:: Work to complete ::
Exactly repeat the material, dropping every picture from the copy.

— Begin —

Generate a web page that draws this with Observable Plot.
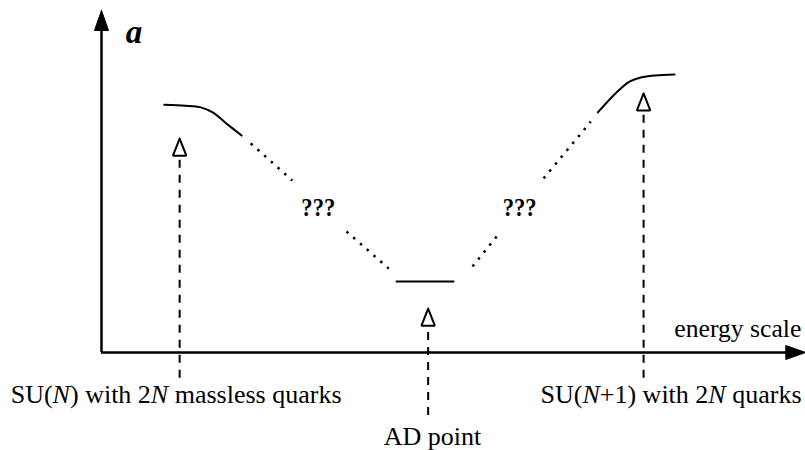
<!DOCTYPE html>
<html><head><meta charset="utf-8">
<script src="https://cdn.jsdelivr.net/npm/d3@7"></script>
<script src="https://cdn.jsdelivr.net/npm/@observablehq/plot@0.6"></script>
<style>body{margin:0;background:#fff}#c{width:805px;height:450px}</style>
</head><body><div id="c"></div>
<script>
// Abstract units: x = energy scale (0..100), y = a (0..100)
const leftCurveX = [8.9, 11.9, 14.1, 15.8, 17.6, 19.9];
const leftCurveY = [72.9, 72.6, 72.1, 70.6, 67.6, 63.8];
const rightCurveX = [70.5, 73.0, 75.0, 76.6, 78.7, 81.4];
const rightCurveY = [70.6, 76.2, 79.7, 80.9, 81.5, 81.8];
const plateauX = [41.9, 50.0];
const plateauY = [20.9, 20.9];
const dotX1 = [21.2, 34.8, 52.7, 62.8];
const dotY1 = [61.5, 35.6, 25.3, 51.2];
const dotX2 = [27.1, 40.8, 56.7, 69.5];
const dotY2 = [50.6, 24.7, 35.6, 67.9];
const qLabelX = [30.8, 59.4];
const qLabelY = [42.4, 42.4];
const arrowX = [11.1, 46.4, 77.0];
const arrowTail = [-7.6, -18.5, -7.6];
const arrowTip = [62.9, 12.9, 76.2];
const pointLabels = ["SU(*N*) with 2*N* massless quarks", "AD point", "SU(*N*+1) with 2*N* quarks"];
const pointLabelX = [10.6, 47.0, 80.9];
const pointLabelY = [-12.4, -24.8, -12.4];

// styling (text fitted widths, px) for single-run texts
const fitWidth = {"???": 34, "energy scale": 127};

const headLen = 5.0, headHalf = 0.95;
const leftCurve = leftCurveX.map((x, i) => ({x, y: leftCurveY[i]}));
const rightCurve = rightCurveX.map((x, i) => ({x, y: rightCurveY[i]}));
const plateau = plateauX.map((x, i) => ({x, y: plateauY[i]}));
const dots = dotX1.map((x1, i) => ({x1, y1: dotY1[i], x2: dotX2[i], y2: dotY2[i]}));
const qLabels = qLabelX.map((x, i) => ({x, y: qLabelY[i], t: "???"}));
const shafts = arrowX.map((x, i) => ({x, y1: arrowTail[i], y2: arrowTip[i] - headLen}));
const heads = arrowX.flatMap((x, i) => [
  {x, y: arrowTip[i], z: i},
  {x: x - headHalf, y: arrowTip[i] - headLen, z: i},
  {x: x + headHalf, y: arrowTip[i] - headLen, z: i},
  {x, y: arrowTip[i], z: i}
]);
const labels = pointLabels.map((t, i) => ({t, x: pointLabelX[i], y: pointLabelY[i]}));
const axisHeads = [
  {x: 0, y: 100.6, z: 0}, {x: -1.0, y: 94.7, z: 0}, {x: 1.0, y: 94.7, z: 0}, {x: 0, y: 100.6, z: 0},
  {x: 100, y: 0, z: 1}, {x: 97.2, y: 2.06, z: 1}, {x: 97.2, y: -2.06, z: 1}, {x: 100, y: 0, z: 1}
];

const serif = "Liberation Serif, Times New Roman, serif";
const chart = Plot.plot({
  width: 805, height: 450,
  marginLeft: 101, marginRight: 0, marginTop: 12, marginBottom: 98,
  x: {domain: [0, 100], axis: null},
  y: {domain: [0, 100], axis: null},
  style: {fontFamily: serif, background: "white"},
  marks: [
    Plot.ruleX([0], {y1: 0, y2: 96, stroke: "black", strokeWidth: 2.5}),
    Plot.ruleY([0], {x1: 0, x2: 98, stroke: "black", strokeWidth: 2.5}),
    Plot.line(axisHeads, {x: "x", y: "y", z: "z", fill: "black", stroke: "black", strokeWidth: 1}),
    Plot.line(leftCurve, {x: "x", y: "y", curve: "catmull-rom", stroke: "black", strokeWidth: 2}),
    Plot.line(rightCurve, {x: "x", y: "y", curve: "catmull-rom", stroke: "black", strokeWidth: 2}),
    Plot.line(plateau, {x: "x", y: "y", stroke: "black", strokeWidth: 2}),
    Plot.link(dots, {x1: "x1", y1: "y1", x2: "x2", y2: "y2", stroke: "black", strokeWidth: 2.5, strokeDasharray: "2.5,6.5"}),
    Plot.ruleX(shafts, {x: "x", y1: "y1", y2: "y2", stroke: "black", strokeWidth: 2, strokeDasharray: "8,7"}),
    Plot.line(heads, {x: "x", y: "y", z: "z", fill: "white", stroke: "black", strokeWidth: 2, strokeLinejoin: "miter"}),
    Plot.text(qLabels, {x: "x", y: "y", text: "t", fontSize: 25, fontWeight: "bold", fill: "black"}),
    Plot.text(labels, {x: "x", y: "y", text: "t", fontSize: 26, fill: "black"}),
    Plot.text(["energy scale"], {x: 99.4, y: 7, text: d => d, textAnchor: "end", fontSize: 25, fill: "black"}),
    Plot.text(["a"], {x: 4.6, y: 94.1, text: d => d, fontSize: 33, fontWeight: "bold", fontStyle: "italic", fill: "black"})
  ]
});
// italic markup *...* and fitted widths
d3.select(chart).selectAll("text").each(function() {
  const s = this.textContent;
  const plain = s.replace(/\*/g, "");
  if (s.includes("*")) {
    const parts = s.split("*");
    this.textContent = "";
    parts.forEach((p, i) => {
      if (!p) return;
      const ts = document.createElementNS("http://www.w3.org/2000/svg", "tspan");
      ts.textContent = p;
      if (i % 2 === 1) ts.setAttribute("font-style", "italic");
      this.appendChild(ts);
    });
  }
  if (fitWidth[plain]) {
    this.setAttribute("textLength", fitWidth[plain]);
    this.setAttribute("lengthAdjust", "spacingAndGlyphs");
  }
});
document.getElementById("c").appendChild(chart);
</script></body></html>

— End —

:: Exercise result ::
Generate a web page that draws this with Observable Plot.
<!DOCTYPE html>
<html><head><meta charset="utf-8">
<script src="https://cdn.jsdelivr.net/npm/d3@7"></script>
<script src="https://cdn.jsdelivr.net/npm/@observablehq/plot@0.6"></script>
<style>body{margin:0;background:#fff}#c{width:805px;height:450px}</style>
</head><body><div id="c"></div>
<script>
// Abstract units: x = energy scale (0..100), y = a (0..100)
const leftCurveX = [8.9, 11.9, 14.1, 15.8, 17.6, 19.9];
const leftCurveY = [72.9, 72.6, 72.1, 70.6, 67.6, 63.8];
const rightCurveX = [70.5, 73.0, 75.0, 76.6, 78.7, 81.4];
const rightCurveY = [70.6, 76.2, 79.7, 80.9, 81.5, 81.8];
const plateauX = [41.9, 50.0];
const plateauY = [20.9, 20.9];
const dotX1 = [21.2, 34.8, 52.7, 62.8];
const dotY1 = [61.5, 35.6, 25.3, 51.2];
const dotX2 = [27.1, 40.8, 56.7, 69.5];
const dotY2 = [50.6, 24.7, 35.6, 67.9];
const qLabelX = [30.8, 59.4];
const qLabelY = [42.4, 42.4];
const arrowX = [11.1, 46.4, 77.0];
const arrowTail = [-7.6, -18.5, -7.6];
const arrowTip = [62.9, 12.9, 76.2];
const pointLabels = ["SU(*N*) with 2*N* massless quarks", "AD point", "SU(*N*+1) with 2*N* quarks"];
const pointLabelX = [10.6, 47.0, 80.9];
const pointLabelY = [-12.4, -24.8, -12.4];

// styling (text fitted widths, px) for single-run texts
const fitWidth = {"???": 34, "energy scale": 127};

const headLen = 5.0, headHalf = 0.95;
const leftCurve = leftCurveX.map((x, i) => ({x, y: leftCurveY[i]}));
const rightCurve = rightCurveX.map((x, i) => ({x, y: rightCurveY[i]}));
const plateau = plateauX.map((x, i) => ({x, y: plateauY[i]}));
const dots = dotX1.map((x1, i) => ({x1, y1: dotY1[i], x2: dotX2[i], y2: dotY2[i]}));
const qLabels = qLabelX.map((x, i) => ({x, y: qLabelY[i], t: "???"}));
const shafts = arrowX.map((x, i) => ({x, y1: arrowTail[i], y2: arrowTip[i] - headLen}));
const heads = arrowX.flatMap((x, i) => [
  {x, y: arrowTip[i], z: i},
  {x: x - headHalf, y: arrowTip[i] - headLen, z: i},
  {x: x + headHalf, y: arrowTip[i] - headLen, z: i},
  {x, y: arrowTip[i], z: i}
]);
const labels = pointLabels.map((t, i) => ({t, x: pointLabelX[i], y: pointLabelY[i]}));
const axisHeads = [
  {x: 0, y: 100.6, z: 0}, {x: -1.0, y: 94.7, z: 0}, {x: 1.0, y: 94.7, z: 0}, {x: 0, y: 100.6, z: 0},
  {x: 100, y: 0, z: 1}, {x: 97.2, y: 2.06, z: 1}, {x: 97.2, y: -2.06, z: 1}, {x: 100, y: 0, z: 1}
];

const serif = "Liberation Serif, Times New Roman, serif";
const chart = Plot.plot({
  width: 805, height: 450,
  marginLeft: 101, marginRight: 0, marginTop: 12, marginBottom: 98,
  x: {domain: [0, 100], axis: null},
  y: {domain: [0, 100], axis: null},
  style: {fontFamily: serif, background: "white"},
  marks: [
    Plot.ruleX([0], {y1: 0, y2: 96, stroke: "black", strokeWidth: 2.5}),
    Plot.ruleY([0], {x1: 0, x2: 98, stroke: "black", strokeWidth: 2.5}),
    Plot.line(axisHeads, {x: "x", y: "y", z: "z", fill: "black", stroke: "black", strokeWidth: 1}),
    Plot.line(leftCurve, {x: "x", y: "y", curve: "catmull-rom", stroke: "black", strokeWidth: 2}),
    Plot.line(rightCurve, {x: "x", y: "y", curve: "catmull-rom", stroke: "black", strokeWidth: 2}),
    Plot.line(plateau, {x: "x", y: "y", stroke: "black", strokeWidth: 2}),
    Plot.link(dots, {x1: "x1", y1: "y1", x2: "x2", y2: "y2", stroke: "black", strokeWidth: 2.5, strokeDasharray: "2.5,6.5"}),
    Plot.ruleX(shafts, {x: "x", y1: "y1", y2: "y2", stroke: "black", strokeWidth: 2, strokeDasharray: "8,7"}),
    Plot.line(heads, {x: "x", y: "y", z: "z", fill: "white", stroke: "black", strokeWidth: 2, strokeLinejoin: "miter"}),
    Plot.text(qLabels, {x: "x", y: "y", text: "t", fontSize: 25, fontWeight: "bold", fill: "black"}),
    Plot.text(labels, {x: "x", y: "y", text: "t", fontSize: 26, fill: "black"}),
    Plot.text(["energy scale"], {x: 99.4, y: 7, text: d => d, textAnchor: "end", fontSize: 25, fill: "black"}),
    Plot.text(["a"], {x: 4.6, y: 94.1, text: d => d, fontSize: 33, fontWeight: "bold", fontStyle: "italic", fill: "black"})
  ]
});
// italic markup *...* and fitted widths
d3.select(chart).selectAll("text").each(function() {
  const s = this.textContent;
  const plain = s.replace(/\*/g, "");
  if (s.includes("*")) {
    const parts = s.split("*");
    this.textContent = "";
    parts.forEach((p, i) => {
      if (!p) return;
      const ts = document.createElementNS("http://www.w3.org/2000/svg", "tspan");
      ts.textContent = p;
      if (i % 2 === 1) ts.setAttribute("font-style", "italic");
      this.appendChild(ts);
    });
  }
  if (fitWidth[plain]) {
    this.setAttribute("textLength", fitWidth[plain]);
    this.setAttribute("lengthAdjust", "spacingAndGlyphs");
  }
});
document.getElementById("c").appendChild(chart);
</script></body></html>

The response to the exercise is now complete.